Charts and diagrams as code:
————————

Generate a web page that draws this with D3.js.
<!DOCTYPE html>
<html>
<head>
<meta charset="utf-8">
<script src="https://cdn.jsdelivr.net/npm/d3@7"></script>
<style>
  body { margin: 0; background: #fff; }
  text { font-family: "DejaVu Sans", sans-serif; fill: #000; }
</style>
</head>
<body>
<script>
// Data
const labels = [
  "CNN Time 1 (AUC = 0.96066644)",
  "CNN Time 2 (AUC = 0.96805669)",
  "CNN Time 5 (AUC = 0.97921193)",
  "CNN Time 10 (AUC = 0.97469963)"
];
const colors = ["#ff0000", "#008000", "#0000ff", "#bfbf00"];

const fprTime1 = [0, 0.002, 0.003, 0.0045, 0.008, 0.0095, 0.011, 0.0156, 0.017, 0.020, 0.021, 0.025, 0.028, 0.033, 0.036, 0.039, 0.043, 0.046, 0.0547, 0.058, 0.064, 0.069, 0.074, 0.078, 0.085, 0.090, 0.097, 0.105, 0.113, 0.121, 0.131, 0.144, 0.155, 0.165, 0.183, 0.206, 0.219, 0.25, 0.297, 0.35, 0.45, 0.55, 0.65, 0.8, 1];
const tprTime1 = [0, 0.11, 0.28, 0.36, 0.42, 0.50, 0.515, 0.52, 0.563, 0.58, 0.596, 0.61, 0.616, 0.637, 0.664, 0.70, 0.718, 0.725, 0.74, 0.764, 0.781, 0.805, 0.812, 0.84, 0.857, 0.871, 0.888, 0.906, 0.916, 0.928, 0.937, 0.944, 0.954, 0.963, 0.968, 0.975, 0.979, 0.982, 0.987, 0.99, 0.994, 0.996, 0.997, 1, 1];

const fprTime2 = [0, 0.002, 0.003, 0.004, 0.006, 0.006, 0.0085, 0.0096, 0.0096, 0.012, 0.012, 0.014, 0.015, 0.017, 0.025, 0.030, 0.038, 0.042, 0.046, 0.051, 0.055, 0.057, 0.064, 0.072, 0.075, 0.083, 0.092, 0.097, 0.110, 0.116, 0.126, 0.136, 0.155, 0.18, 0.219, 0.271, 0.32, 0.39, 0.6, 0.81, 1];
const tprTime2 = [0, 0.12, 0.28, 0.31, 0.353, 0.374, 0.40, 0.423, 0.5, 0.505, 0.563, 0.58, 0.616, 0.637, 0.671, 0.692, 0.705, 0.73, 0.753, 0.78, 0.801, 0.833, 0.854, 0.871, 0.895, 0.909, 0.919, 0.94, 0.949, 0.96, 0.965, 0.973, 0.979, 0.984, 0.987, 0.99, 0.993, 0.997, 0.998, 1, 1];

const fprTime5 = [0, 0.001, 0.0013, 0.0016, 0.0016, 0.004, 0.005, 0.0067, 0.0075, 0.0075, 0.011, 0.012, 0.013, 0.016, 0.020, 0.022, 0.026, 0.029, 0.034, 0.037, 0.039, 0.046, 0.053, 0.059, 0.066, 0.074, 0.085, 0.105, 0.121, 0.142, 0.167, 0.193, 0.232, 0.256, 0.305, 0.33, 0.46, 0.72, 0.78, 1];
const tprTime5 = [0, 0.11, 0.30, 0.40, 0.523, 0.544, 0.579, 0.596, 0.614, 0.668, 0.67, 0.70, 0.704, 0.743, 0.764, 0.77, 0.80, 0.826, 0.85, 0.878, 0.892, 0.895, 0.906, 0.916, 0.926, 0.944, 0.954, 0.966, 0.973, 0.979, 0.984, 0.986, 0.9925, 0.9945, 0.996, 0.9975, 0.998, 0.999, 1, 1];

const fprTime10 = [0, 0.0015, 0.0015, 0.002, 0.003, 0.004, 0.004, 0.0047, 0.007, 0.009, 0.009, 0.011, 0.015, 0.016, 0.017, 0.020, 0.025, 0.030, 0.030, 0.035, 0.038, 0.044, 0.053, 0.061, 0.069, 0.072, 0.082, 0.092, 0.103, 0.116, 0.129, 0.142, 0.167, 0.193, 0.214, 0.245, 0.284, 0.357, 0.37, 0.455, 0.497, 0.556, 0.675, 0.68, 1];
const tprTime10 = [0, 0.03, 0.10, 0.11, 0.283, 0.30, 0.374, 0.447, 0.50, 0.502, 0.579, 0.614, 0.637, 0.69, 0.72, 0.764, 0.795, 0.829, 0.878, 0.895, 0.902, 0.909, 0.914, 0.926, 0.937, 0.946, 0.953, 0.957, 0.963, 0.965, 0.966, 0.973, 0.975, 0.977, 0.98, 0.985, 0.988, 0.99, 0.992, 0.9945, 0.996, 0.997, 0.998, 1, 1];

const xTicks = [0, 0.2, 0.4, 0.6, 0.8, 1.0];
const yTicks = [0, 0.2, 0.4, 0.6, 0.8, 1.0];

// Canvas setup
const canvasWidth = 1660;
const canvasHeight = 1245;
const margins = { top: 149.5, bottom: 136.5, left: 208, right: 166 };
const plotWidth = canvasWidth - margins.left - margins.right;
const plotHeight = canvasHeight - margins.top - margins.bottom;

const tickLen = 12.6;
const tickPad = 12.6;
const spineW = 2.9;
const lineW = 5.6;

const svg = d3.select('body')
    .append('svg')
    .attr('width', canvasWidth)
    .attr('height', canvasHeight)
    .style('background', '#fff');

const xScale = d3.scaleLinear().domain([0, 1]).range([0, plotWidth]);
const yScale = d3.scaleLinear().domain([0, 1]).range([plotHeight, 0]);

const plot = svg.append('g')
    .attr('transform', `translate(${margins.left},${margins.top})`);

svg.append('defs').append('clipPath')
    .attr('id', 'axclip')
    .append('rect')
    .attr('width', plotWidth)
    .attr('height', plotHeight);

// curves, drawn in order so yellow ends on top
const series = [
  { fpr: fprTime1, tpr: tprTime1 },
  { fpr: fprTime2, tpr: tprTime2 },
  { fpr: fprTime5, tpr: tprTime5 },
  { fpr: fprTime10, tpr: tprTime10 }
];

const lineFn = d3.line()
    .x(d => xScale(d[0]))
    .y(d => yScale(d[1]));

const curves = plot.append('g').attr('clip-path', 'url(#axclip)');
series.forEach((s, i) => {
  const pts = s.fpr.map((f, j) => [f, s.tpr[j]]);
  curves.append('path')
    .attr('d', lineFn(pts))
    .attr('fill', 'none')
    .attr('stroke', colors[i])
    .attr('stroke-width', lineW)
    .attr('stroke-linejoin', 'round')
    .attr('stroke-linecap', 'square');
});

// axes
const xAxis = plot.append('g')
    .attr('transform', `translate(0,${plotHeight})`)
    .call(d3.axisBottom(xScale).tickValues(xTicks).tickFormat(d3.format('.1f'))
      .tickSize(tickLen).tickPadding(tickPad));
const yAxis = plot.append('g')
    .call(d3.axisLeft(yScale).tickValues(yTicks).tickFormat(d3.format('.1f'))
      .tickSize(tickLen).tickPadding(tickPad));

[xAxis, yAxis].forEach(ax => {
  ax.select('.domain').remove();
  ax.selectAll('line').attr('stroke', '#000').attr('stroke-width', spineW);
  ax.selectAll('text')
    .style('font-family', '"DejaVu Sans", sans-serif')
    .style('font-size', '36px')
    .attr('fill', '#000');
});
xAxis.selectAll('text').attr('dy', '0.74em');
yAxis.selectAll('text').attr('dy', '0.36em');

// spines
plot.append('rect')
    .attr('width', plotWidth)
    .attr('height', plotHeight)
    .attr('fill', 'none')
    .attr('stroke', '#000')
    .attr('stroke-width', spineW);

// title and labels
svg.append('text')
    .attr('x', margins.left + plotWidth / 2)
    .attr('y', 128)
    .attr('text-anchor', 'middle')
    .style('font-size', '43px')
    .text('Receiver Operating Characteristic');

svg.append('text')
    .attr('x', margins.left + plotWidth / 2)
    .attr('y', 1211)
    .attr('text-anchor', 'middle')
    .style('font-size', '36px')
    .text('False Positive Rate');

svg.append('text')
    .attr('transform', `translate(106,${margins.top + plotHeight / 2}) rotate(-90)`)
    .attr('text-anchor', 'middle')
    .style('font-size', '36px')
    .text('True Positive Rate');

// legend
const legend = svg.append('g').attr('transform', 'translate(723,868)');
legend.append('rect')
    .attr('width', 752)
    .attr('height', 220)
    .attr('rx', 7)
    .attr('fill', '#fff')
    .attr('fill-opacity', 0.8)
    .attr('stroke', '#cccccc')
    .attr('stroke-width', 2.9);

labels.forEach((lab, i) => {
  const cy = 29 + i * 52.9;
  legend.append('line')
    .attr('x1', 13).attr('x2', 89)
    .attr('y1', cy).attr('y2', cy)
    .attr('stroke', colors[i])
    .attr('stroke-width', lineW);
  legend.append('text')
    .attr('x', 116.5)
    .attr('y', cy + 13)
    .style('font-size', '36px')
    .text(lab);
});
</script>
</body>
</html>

————————

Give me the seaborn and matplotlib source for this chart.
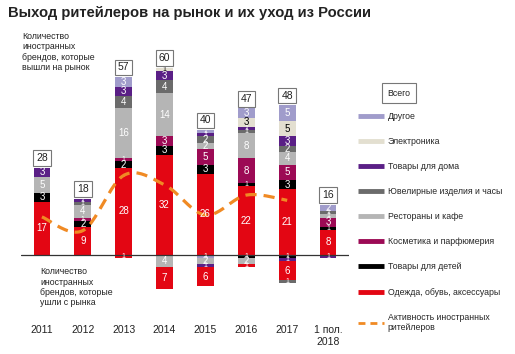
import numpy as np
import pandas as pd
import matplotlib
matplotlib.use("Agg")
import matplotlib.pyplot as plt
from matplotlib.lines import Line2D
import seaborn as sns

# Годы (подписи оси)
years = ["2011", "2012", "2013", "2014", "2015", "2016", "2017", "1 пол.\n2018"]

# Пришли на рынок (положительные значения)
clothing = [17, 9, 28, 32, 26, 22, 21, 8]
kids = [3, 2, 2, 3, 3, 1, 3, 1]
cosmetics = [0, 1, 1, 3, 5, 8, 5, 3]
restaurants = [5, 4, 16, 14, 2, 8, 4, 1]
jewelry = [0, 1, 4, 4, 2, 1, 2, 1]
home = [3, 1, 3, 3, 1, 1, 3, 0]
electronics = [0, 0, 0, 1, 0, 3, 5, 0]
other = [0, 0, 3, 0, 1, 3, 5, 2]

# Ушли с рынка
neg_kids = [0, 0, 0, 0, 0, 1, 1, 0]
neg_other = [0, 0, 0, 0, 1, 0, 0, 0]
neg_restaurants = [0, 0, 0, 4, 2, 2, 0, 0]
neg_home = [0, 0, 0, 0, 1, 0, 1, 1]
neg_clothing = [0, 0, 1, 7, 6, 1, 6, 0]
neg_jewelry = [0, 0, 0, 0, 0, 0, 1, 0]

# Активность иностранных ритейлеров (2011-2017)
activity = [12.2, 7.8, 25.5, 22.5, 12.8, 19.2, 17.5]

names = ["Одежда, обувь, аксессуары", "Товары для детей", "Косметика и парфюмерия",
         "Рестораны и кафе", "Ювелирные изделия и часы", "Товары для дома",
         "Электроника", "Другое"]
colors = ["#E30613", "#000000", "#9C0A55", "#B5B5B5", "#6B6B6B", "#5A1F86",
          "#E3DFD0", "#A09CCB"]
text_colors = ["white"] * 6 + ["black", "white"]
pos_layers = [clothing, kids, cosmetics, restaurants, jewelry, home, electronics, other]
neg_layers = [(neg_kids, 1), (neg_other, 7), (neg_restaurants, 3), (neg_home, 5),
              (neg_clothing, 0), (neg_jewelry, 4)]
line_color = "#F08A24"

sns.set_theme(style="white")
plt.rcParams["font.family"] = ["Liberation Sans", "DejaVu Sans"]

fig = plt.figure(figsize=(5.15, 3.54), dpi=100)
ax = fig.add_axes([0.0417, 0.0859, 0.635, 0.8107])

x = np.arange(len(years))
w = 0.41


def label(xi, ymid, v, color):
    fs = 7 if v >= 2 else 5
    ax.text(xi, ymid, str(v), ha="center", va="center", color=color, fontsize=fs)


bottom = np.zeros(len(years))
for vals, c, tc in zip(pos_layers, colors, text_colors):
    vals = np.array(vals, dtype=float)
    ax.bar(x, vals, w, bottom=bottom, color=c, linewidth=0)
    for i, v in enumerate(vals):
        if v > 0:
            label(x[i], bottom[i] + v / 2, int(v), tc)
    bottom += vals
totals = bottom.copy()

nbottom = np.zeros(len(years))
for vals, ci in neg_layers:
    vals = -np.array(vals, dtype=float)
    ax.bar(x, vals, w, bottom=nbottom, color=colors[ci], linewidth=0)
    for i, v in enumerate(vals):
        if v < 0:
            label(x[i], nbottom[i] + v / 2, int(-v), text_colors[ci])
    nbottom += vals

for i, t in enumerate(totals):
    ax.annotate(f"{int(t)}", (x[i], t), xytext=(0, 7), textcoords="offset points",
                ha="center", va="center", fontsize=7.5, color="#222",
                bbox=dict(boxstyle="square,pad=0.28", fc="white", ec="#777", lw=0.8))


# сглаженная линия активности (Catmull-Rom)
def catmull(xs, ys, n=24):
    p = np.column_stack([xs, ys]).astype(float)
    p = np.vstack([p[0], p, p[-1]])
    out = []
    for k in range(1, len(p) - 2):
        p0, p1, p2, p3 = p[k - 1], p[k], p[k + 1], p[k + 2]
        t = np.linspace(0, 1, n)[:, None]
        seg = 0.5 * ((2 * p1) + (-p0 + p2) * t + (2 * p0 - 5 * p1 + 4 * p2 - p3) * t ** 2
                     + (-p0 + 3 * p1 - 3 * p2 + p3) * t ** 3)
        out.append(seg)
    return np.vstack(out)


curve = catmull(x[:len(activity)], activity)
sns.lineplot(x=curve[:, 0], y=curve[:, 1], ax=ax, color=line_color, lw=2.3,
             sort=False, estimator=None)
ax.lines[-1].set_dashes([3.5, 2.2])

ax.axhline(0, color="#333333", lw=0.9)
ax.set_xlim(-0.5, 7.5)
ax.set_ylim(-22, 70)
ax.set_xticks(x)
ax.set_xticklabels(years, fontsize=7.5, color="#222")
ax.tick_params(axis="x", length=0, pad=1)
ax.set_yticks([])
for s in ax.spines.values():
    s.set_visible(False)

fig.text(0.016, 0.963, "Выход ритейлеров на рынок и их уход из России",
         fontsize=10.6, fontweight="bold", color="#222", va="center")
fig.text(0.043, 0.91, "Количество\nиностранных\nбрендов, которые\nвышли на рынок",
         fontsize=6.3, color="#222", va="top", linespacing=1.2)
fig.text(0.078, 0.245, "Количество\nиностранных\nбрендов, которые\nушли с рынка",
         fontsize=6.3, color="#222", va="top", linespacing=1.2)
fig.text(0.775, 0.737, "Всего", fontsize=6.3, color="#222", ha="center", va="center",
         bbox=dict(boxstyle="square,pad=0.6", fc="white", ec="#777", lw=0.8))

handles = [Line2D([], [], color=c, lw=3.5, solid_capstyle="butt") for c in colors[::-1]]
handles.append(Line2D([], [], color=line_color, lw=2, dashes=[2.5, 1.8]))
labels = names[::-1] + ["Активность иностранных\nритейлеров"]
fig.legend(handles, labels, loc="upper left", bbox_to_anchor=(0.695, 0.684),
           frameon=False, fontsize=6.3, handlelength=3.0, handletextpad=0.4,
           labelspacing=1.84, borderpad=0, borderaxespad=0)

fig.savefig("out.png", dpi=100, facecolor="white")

————————

**Description of the task:** Above are the records. Copy word for word only their lines from the one holding "Give me the" through the one holding "other = [0, 0, 3, 0, 1, 3, 5, 2]", both included, and skip the images.

**Answer in full:**
Give me the seaborn and matplotlib source for this chart.
import numpy as np
import pandas as pd
import matplotlib
matplotlib.use("Agg")
import matplotlib.pyplot as plt
from matplotlib.lines import Line2D
import seaborn as sns

# Годы (подписи оси)
years = ["2011", "2012", "2013", "2014", "2015", "2016", "2017", "1 пол.\n2018"]

# Пришли на рынок (положительные значения)
clothing = [17, 9, 28, 32, 26, 22, 21, 8]
kids = [3, 2, 2, 3, 3, 1, 3, 1]
cosmetics = [0, 1, 1, 3, 5, 8, 5, 3]
restaurants = [5, 4, 16, 14, 2, 8, 4, 1]
jewelry = [0, 1, 4, 4, 2, 1, 2, 1]
home = [3, 1, 3, 3, 1, 1, 3, 0]
electronics = [0, 0, 0, 1, 0, 3, 5, 0]
other = [0, 0, 3, 0, 1, 3, 5, 2]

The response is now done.